As a percentage it is small, but given the billions of people online, this still works out as over 15 million people. What’s more, usage is now reportedly rising again as streaming subscription costs increase. Russia seems to be BitTorrent's largest current market, linked to the unavailability of licensed streaming services there, with the US ranking in second place.
The streamer’s first-four-week viewership figures show substantial season-on-season decline across multiple titles. One Piece lost more than 30% of its audience in its second season. Beef fell by more than 70%. The Night Agent shed 50% of viewers in its second season and a further 35% in its third, a decline steep enough that Netflix has opted to end the series after its next season. Avatar: The Last Airbender (above), one of the platform's most-watched titles in 2024, recorded a drop of more than 60% in the first week of its latest season.

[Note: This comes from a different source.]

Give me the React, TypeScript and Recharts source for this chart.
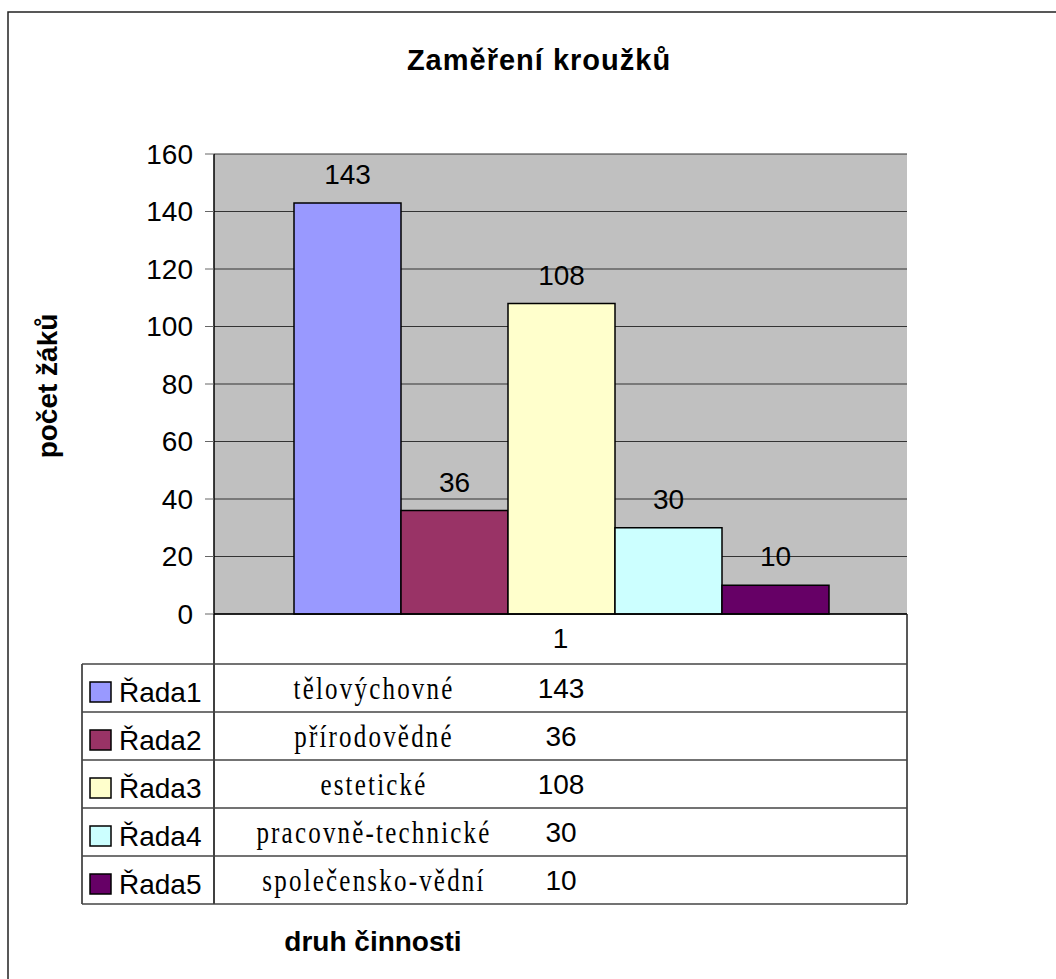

Such drops are not leading to automatic cancellations, however. Netflix has renewed some titles, including Running Point and The Four Seasons, despite both losing more than half their audience between seasons, indicating that retention percentage alone is not the sole factor in Netflix's renewal decisions.
As we wrote when talking about the emerging content gap, the likely causes are a combination of multi-year gaps between seasons, short episode orders, and Netflix stubbornly persisting with a binge model that front-loads an audience instead of building one over weekly drops. Broadcast shows used to peak mid-run as word of mouth kicked in, while Netflix shows tend to peak on day one and slide from there. Both The Pitt (HBO Max) and Severance (Apple) grew audiences during their second seasons.
Netflix's total US viewing time grew by less than 2% last year, a period during which the platform released high-profile finales for both Squid Game and Stranger Things. While the company's share of total US television viewing has continued to grow, it is doing so more slowly than FAST alternatives.